**WRITTEN PROBLEM:** In the entries below, find the line containing "Write a web" and the line containing "var labelShift = [0.25, 0.36, 0.34, 0.36, 0.63];". Copy those two lines and everything between them exactly, without the pictures.
--- Begin PROVIDED DATA ---
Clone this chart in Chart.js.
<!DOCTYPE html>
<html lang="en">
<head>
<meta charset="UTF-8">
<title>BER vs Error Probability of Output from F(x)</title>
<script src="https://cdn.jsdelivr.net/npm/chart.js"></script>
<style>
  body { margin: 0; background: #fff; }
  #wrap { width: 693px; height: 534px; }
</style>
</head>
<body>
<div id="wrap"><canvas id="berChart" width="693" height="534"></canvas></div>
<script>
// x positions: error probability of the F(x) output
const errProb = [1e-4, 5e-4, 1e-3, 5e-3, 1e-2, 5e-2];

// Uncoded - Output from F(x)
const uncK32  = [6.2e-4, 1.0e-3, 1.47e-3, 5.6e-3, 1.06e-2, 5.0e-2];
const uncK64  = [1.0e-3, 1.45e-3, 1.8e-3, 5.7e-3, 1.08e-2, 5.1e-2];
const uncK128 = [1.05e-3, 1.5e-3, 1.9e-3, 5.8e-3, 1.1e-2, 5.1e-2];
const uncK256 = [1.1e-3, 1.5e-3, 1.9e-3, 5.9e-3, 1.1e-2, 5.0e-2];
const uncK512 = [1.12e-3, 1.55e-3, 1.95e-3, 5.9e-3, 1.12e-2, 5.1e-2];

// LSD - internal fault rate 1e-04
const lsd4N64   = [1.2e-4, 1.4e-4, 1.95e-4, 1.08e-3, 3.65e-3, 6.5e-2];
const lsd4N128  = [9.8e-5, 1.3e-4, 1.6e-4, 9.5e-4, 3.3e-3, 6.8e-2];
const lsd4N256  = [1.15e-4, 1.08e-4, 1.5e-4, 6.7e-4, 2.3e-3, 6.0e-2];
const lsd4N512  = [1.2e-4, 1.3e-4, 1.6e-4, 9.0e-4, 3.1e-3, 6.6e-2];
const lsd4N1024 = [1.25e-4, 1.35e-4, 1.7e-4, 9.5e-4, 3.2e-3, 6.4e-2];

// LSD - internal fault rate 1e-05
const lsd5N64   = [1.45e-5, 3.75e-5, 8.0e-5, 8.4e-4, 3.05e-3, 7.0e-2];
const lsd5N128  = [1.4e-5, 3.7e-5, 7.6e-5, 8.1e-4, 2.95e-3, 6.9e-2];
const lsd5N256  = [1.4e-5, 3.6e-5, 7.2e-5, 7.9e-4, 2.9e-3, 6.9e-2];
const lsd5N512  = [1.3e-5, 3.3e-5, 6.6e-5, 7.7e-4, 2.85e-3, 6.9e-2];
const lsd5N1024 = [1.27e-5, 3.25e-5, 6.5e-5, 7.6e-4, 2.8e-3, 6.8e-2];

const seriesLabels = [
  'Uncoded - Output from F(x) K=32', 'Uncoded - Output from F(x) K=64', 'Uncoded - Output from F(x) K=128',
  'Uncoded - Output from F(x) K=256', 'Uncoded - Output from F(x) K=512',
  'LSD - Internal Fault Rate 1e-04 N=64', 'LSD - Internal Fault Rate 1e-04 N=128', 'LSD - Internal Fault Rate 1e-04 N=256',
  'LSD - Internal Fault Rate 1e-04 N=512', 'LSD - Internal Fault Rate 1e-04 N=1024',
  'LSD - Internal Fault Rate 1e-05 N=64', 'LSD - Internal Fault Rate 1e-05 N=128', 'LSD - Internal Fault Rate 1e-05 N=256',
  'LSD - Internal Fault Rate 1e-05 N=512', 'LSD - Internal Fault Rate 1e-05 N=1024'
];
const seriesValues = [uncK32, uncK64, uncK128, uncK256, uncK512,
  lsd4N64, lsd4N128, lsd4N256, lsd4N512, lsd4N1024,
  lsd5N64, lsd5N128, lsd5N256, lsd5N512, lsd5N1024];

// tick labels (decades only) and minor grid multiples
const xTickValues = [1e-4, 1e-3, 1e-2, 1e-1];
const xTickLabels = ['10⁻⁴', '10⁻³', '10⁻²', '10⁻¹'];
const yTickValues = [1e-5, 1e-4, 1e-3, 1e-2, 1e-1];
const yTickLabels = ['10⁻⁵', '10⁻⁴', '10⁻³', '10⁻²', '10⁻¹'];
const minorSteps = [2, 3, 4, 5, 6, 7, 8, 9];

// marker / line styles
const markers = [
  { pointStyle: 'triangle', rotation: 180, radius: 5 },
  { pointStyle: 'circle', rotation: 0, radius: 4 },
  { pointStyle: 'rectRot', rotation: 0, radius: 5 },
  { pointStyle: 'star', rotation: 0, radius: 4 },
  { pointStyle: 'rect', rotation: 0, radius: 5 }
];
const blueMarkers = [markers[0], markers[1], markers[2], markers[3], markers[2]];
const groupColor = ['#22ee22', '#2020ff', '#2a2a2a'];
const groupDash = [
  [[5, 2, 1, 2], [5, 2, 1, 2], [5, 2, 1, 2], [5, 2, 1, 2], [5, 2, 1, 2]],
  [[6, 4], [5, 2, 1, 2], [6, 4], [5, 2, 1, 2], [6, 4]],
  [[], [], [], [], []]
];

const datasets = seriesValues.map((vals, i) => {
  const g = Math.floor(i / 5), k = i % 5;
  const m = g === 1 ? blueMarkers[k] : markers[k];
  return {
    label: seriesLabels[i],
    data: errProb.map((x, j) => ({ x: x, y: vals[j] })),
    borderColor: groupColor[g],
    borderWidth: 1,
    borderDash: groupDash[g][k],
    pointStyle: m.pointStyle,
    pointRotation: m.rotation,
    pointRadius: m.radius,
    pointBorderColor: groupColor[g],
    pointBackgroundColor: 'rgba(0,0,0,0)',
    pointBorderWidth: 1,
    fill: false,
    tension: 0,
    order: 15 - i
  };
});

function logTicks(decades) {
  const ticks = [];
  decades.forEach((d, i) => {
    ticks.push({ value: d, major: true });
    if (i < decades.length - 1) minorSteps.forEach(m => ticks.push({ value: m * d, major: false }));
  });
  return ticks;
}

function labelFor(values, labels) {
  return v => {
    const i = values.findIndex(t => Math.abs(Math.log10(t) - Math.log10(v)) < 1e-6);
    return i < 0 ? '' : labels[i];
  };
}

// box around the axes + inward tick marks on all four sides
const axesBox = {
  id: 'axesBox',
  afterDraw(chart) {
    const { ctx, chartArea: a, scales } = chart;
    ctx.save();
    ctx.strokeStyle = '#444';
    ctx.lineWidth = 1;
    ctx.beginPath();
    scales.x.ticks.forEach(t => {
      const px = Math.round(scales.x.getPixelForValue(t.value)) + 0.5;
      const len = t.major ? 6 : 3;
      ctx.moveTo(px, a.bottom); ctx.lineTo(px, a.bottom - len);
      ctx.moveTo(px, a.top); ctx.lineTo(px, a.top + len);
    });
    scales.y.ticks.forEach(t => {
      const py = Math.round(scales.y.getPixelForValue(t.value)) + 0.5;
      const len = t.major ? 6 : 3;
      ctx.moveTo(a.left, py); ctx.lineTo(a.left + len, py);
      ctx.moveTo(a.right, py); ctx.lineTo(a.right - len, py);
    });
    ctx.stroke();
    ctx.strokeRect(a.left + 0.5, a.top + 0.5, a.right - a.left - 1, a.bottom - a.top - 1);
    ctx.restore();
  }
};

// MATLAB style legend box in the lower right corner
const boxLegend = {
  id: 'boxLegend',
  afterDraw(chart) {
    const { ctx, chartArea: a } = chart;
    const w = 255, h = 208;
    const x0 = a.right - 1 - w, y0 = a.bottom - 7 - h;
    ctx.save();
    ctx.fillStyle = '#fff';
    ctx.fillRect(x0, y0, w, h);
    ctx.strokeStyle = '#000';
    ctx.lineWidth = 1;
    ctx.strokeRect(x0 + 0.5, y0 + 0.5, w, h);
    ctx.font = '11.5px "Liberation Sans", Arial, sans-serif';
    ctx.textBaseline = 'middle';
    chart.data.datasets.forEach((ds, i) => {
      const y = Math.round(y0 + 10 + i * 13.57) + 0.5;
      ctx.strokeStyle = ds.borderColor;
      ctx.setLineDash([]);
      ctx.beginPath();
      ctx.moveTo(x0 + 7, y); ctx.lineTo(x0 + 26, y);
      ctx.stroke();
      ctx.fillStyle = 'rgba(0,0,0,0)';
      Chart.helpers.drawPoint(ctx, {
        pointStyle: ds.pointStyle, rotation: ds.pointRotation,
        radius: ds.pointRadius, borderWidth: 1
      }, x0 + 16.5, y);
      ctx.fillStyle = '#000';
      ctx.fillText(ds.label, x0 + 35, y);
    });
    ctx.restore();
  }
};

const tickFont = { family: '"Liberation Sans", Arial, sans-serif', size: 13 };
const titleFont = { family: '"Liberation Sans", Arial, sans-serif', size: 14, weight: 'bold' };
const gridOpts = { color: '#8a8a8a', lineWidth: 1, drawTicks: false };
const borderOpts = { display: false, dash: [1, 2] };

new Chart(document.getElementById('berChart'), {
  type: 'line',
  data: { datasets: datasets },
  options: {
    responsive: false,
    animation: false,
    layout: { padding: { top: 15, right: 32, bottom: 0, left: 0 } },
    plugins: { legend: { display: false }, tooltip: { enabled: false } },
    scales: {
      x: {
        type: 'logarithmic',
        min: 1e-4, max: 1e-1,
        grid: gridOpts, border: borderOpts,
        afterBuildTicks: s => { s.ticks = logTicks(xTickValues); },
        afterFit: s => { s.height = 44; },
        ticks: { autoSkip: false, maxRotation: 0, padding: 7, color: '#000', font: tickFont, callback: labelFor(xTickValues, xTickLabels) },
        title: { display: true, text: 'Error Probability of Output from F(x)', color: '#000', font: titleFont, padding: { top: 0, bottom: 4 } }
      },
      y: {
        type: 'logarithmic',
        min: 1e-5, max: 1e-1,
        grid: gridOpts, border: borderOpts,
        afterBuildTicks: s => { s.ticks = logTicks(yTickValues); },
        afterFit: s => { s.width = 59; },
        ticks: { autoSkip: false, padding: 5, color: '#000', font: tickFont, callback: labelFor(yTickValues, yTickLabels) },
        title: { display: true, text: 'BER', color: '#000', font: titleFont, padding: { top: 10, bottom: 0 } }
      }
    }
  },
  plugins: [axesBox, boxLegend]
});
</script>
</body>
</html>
--- End PROVIDED DATA ---
--- Begin PROVIDED DATA ---
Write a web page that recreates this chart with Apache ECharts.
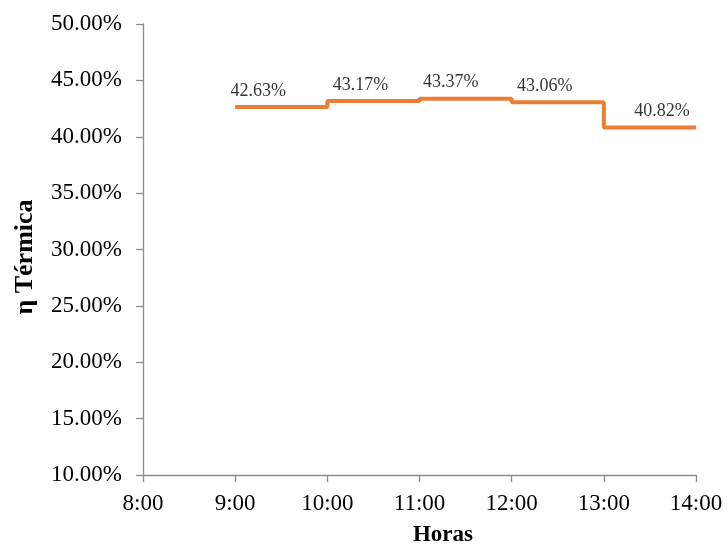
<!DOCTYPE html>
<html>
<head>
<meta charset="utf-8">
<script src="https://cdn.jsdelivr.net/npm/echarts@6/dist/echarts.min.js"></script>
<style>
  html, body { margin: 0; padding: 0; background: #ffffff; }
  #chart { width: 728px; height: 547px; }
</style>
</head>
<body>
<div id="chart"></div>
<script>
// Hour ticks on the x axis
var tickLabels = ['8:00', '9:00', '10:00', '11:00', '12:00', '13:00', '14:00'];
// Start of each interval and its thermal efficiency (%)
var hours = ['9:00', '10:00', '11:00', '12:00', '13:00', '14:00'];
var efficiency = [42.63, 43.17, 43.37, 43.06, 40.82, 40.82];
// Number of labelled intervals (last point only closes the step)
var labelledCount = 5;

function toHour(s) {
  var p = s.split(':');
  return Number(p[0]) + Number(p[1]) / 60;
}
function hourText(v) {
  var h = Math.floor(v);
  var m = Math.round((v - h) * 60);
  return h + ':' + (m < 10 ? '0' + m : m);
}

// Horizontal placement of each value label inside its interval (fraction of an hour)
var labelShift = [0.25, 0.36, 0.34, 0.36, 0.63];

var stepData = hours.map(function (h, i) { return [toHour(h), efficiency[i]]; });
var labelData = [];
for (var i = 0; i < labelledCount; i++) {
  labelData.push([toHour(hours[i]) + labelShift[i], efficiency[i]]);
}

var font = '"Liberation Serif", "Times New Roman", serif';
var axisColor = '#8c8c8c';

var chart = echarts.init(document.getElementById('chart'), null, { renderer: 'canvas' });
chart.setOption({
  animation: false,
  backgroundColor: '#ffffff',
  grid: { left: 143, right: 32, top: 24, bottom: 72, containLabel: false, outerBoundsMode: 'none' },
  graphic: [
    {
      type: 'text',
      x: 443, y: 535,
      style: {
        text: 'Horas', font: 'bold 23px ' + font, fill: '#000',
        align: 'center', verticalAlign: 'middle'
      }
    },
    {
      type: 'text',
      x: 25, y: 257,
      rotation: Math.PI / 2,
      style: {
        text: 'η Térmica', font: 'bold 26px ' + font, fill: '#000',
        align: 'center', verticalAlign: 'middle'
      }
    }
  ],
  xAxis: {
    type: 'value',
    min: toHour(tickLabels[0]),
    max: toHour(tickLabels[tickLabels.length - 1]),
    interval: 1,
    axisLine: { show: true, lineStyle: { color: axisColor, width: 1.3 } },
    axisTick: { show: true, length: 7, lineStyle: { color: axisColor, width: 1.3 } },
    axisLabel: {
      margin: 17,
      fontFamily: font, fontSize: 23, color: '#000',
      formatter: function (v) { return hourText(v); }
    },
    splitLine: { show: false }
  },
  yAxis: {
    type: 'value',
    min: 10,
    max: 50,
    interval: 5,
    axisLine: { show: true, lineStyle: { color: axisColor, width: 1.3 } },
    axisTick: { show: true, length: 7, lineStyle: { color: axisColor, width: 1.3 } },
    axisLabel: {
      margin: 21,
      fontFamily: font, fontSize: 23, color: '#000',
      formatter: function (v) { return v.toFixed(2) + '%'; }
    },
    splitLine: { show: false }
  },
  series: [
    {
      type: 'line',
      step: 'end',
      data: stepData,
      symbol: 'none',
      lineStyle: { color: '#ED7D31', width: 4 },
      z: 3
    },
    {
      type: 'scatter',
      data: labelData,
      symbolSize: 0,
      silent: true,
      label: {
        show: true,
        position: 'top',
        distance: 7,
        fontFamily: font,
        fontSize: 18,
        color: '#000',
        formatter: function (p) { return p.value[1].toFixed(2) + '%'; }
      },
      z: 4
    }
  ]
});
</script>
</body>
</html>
--- End PROVIDED DATA ---
--- Begin PROVIDED DATA ---
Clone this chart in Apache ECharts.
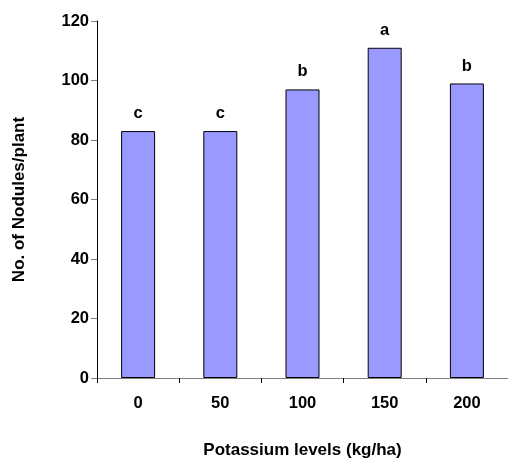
--- End PROVIDED DATA ---
**SOLUTION TO THIS EXERCISE:**
Write a web page that recreates this chart with Apache ECharts.
<!DOCTYPE html>
<html>
<head>
<meta charset="utf-8">
<script src="https://cdn.jsdelivr.net/npm/echarts@6/dist/echarts.min.js"></script>
<style>
  html, body { margin: 0; padding: 0; background: #ffffff; }
  #chart { width: 728px; height: 547px; }
</style>
</head>
<body>
<div id="chart"></div>
<script>
// Hour ticks on the x axis
var tickLabels = ['8:00', '9:00', '10:00', '11:00', '12:00', '13:00', '14:00'];
// Start of each interval and its thermal efficiency (%)
var hours = ['9:00', '10:00', '11:00', '12:00', '13:00', '14:00'];
var efficiency = [42.63, 43.17, 43.37, 43.06, 40.82, 40.82];
// Number of labelled intervals (last point only closes the step)
var labelledCount = 5;

function toHour(s) {
  var p = s.split(':');
  return Number(p[0]) + Number(p[1]) / 60;
}
function hourText(v) {
  var h = Math.floor(v);
  var m = Math.round((v - h) * 60);
  return h + ':' + (m < 10 ? '0' + m : m);
}

// Horizontal placement of each value label inside its interval (fraction of an hour)
var labelShift = [0.25, 0.36, 0.34, 0.36, 0.63];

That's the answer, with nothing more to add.